I think it's not really a language issue per se, but more of
an environment issue.   Each application, or even each run,
needs different preferences.  During development cycle with
dataset that won't need much bignums you may set the benavior
to signal the overflow, then with bigger dataset you switch
to full-bignum mode, for example.

I've experienced a similar trade off with recursion limits.
Some implementations limit the depth of recursions.  Others
allow arbitrary number of recursions until all heap is exhausted.
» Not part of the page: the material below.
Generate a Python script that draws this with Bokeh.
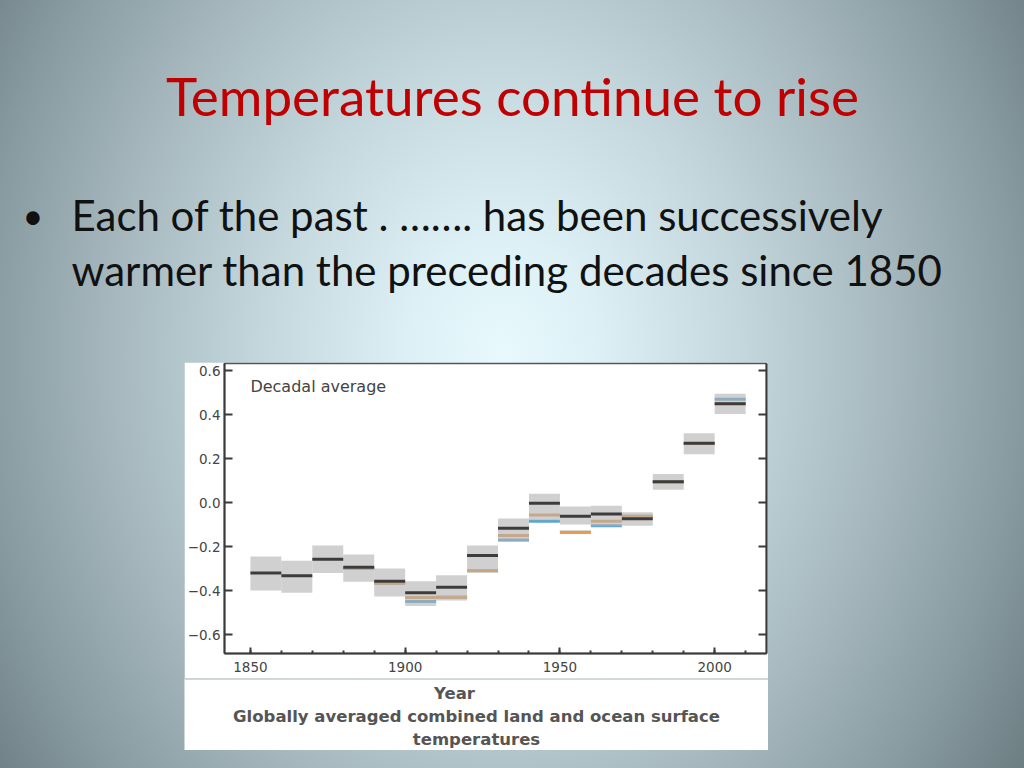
from bokeh.plotting import figure
from bokeh.models import Range1d, FixedTicker, LinearAxis, Label, Spacer, Span
from bokeh.layouts import column, row
from bokeh.core.properties import value
from bokeh.embed import file_html
from bokeh.resources import INLINE

# ---------------- data ----------------
title_text = "Temperatures continue to rise"
bullet_lines = ["Each of the past . \u2026\u2026. has been successively",
                "warmer than the preceding decades since 1850"]

decades = [1850, 1860, 1870, 1880, 1890, 1900, 1910, 1920,
           1930, 1940, 1950, 1960, 1970, 1980, 1990, 2000]
hadcrut4 = [-0.320, -0.333, -0.258, -0.294, -0.358, -0.410, -0.385, -0.241,
            -0.117, -0.003, -0.062, -0.052, -0.074, 0.095, 0.270, 0.449]
hadcrut4_low = [-0.400, -0.410, -0.320, -0.360, -0.427, -0.470, -0.445, -0.317,
                -0.177, -0.080, -0.100, -0.108, -0.105, 0.058, 0.220, 0.403]
hadcrut4_high = [-0.245, -0.264, -0.195, -0.236, -0.300, -0.358, -0.330, -0.195,
                 -0.073, 0.040, -0.018, -0.014, -0.044, 0.130, 0.315, 0.494]

other_decades = [1880, 1890, 1900, 1910, 1920, 1930, 1940, 1950, 1960, 1970, 1980, 1990, 2000]
mlost = [-0.300, -0.367, -0.432, -0.430, -0.310, -0.150, -0.056, -0.135, -0.085, -0.062, 0.095, 0.268, 0.450]
gistemp = [-0.300, -0.367, -0.450, -0.430, -0.310, -0.170, -0.085, -0.135, -0.105, -0.062, 0.095, 0.268, 0.470]

y_ticks = [-0.6, -0.4, -0.2, 0.0, 0.2, 0.4, 0.6]
y_tick_labels = ["\u22120.6", "\u22120.4", "\u22120.2", "0.0", "0.2", "0.4", "0.6"]
x_ticks = [1850, 1900, 1950, 2000]
x_minor_ticks = list(range(1850, 2011, 10))
chart_label = "Decadal average"
caption_lines = ["Year", "Globally averaged combined land and ocean surface", "temperatures"]

# ---------------- slide header ----------------
hdr = figure(width=1024, height=362, x_range=Range1d(0, 1024), y_range=Range1d(362, 0),
             output_backend="svg", toolbar_location=None, min_border=0,
             x_axis_location=None, y_axis_location=None)
hdr.grid.visible = False
hdr.outline_line_color = None
hdr.border_fill_color = None
hdr.background_fill_color = None

hdr.text(x=[512], y=[95], text=[title_text], text_font=value("Lato"),
         text_font_size="53px", text_color="#c00000", text_align="center",
         text_baseline="alphabetic")
hdr.text(x=[22], y=[214], text=["\u2022"], text_font=value("Lato"),
         text_font_size="36px", text_color="#111111", text_baseline="alphabetic")
hdr.text(x=[71, 71], y=[214, 269], text=bullet_lines, text_font=value("Lato"),
         text_font_size="42px", text_color="#111111", text_baseline="alphabetic")

# ---------------- chart ----------------
FONT = "DejaVu Sans"
ch = figure(width=584, height=316,
            x_range=Range1d(1841.63, 2016.74), y_range=Range1d(-0.686, 0.632),
            output_backend="svg", toolbar_location=None,
            min_border_left=38, min_border_right=2, min_border_top=1, min_border_bottom=25,
            x_axis_location=None, y_axis_location=None)
ch.grid.visible = False
ch.border_fill_color = "white"
ch.background_fill_color = "white"
ch.outline_line_color = "#555555"
ch.outline_line_width = 1.5

left_ax = LinearAxis(ticker=FixedTicker(ticks=y_ticks, minor_ticks=[]),
                     major_label_overrides=dict(zip(y_ticks, y_tick_labels)))
right_ax = LinearAxis(ticker=FixedTicker(ticks=y_ticks, minor_ticks=[]),
                      major_label_overrides={t: "" for t in y_ticks},
                      major_label_standoff=0)
bottom_ax = LinearAxis(ticker=FixedTicker(ticks=x_ticks, minor_ticks=x_minor_ticks))
for ax in (left_ax, right_ax, bottom_ax):
    ax.axis_line_color = "#3a3a3a"
    ax.axis_line_width = 2
    ax.major_tick_line_color = "#3a3a3a"
    ax.major_tick_line_width = 2
    ax.major_tick_in = 8
    ax.major_tick_out = 0
    ax.minor_tick_in = 3
    ax.minor_tick_out = 0
    ax.minor_tick_line_color = "#3a3a3a"
    ax.minor_tick_line_width = 2
    ax.major_label_text_font = FONT
    ax.major_label_text_color = "#444444"
    ax.major_label_text_font_size = "13.5px"
left_ax.major_label_standoff = 4
bottom_ax.major_label_standoff = 8
bottom_ax.major_tick_in = 6
ch.add_layout(left_ax, "left")
ch.add_layout(right_ax, "right")
ch.add_layout(bottom_ax, "below")

gis_right = [d + 10 for d in other_decades]
ch.segment(x0=other_decades, x1=gis_right, y0=gistemp, y1=gistemp,
           line_color="#5aa6d6", line_width=3)
ch.segment(x0=other_decades, x1=gis_right, y0=mlost, y1=mlost,
           line_color="#e99a50", line_width=3)
dec_right = [d + 10 for d in decades]
ch.quad(left=decades, right=dec_right, bottom=hadcrut4_low, top=hadcrut4_high,
        fill_color="#b0b0b0", fill_alpha=0.6, line_color=None)
ch.segment(x0=decades, x1=dec_right, y0=hadcrut4, y1=hadcrut4,
           line_color="#3c3c3c", line_width=3)

ch.add_layout(Label(x=1850, y=0.527, text=chart_label, text_font=FONT,
                    text_font_size="16px", text_color="#444444",
                    text_baseline="middle"))

# ---------------- caption ----------------
cap = figure(width=584, height=72, x_range=Range1d(0, 584), y_range=Range1d(72, 0),
             output_backend="svg", toolbar_location=None, min_border=0,
             x_axis_location=None, y_axis_location=None)
cap.grid.visible = False
cap.outline_line_color = None
cap.border_fill_color = "white"
cap.background_fill_color = "white"
cap.add_layout(Span(location=0.6, dimension="width", line_color="#c8c8c8", line_width=1.5))
cap.text(x=[270, 292, 292], y=[15, 38, 61], text=caption_lines,
         text_font=value(FONT), text_font_style="bold", text_font_size="16.5px",
         text_color="#555555", text_align="center", text_baseline="middle")

# ---------------- layout ----------------
layout = column(
    hdr,
    row(Spacer(width=184, height=316), ch, Spacer(width=256, height=316)),
    row(Spacer(width=184, height=72), cap, Spacer(width=256, height=72)),
    Spacer(width=1024, height=18),
    styles={"background": "radial-gradient(ellipse 630px 770px at 49% 46%, "
                          "#e8f9fd 0%, #dcf0f5 15%, #c3d7dd 38%, #a6b8bd 62%, "
                          "#889ba0 82%, #6b7c81 100%)"},
)

open("out.html", "w").write(file_html(layout, INLINE))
Gauche is the latter and usually I'm happy with it, but in the
early development cycle, sometimes I put a stupid bug that
caused infinite recursion and have to frantically type Ctrl-C
while watching all other processes are swapped out.   So I wonder
a runtime option that signals when various resource usages
exceeds certain limit might be handy.

It might be nice to have a standard way for programmers
to state such preferences (pragma? declare?).   Maybe not
in Thing One, but could be in Thing Two.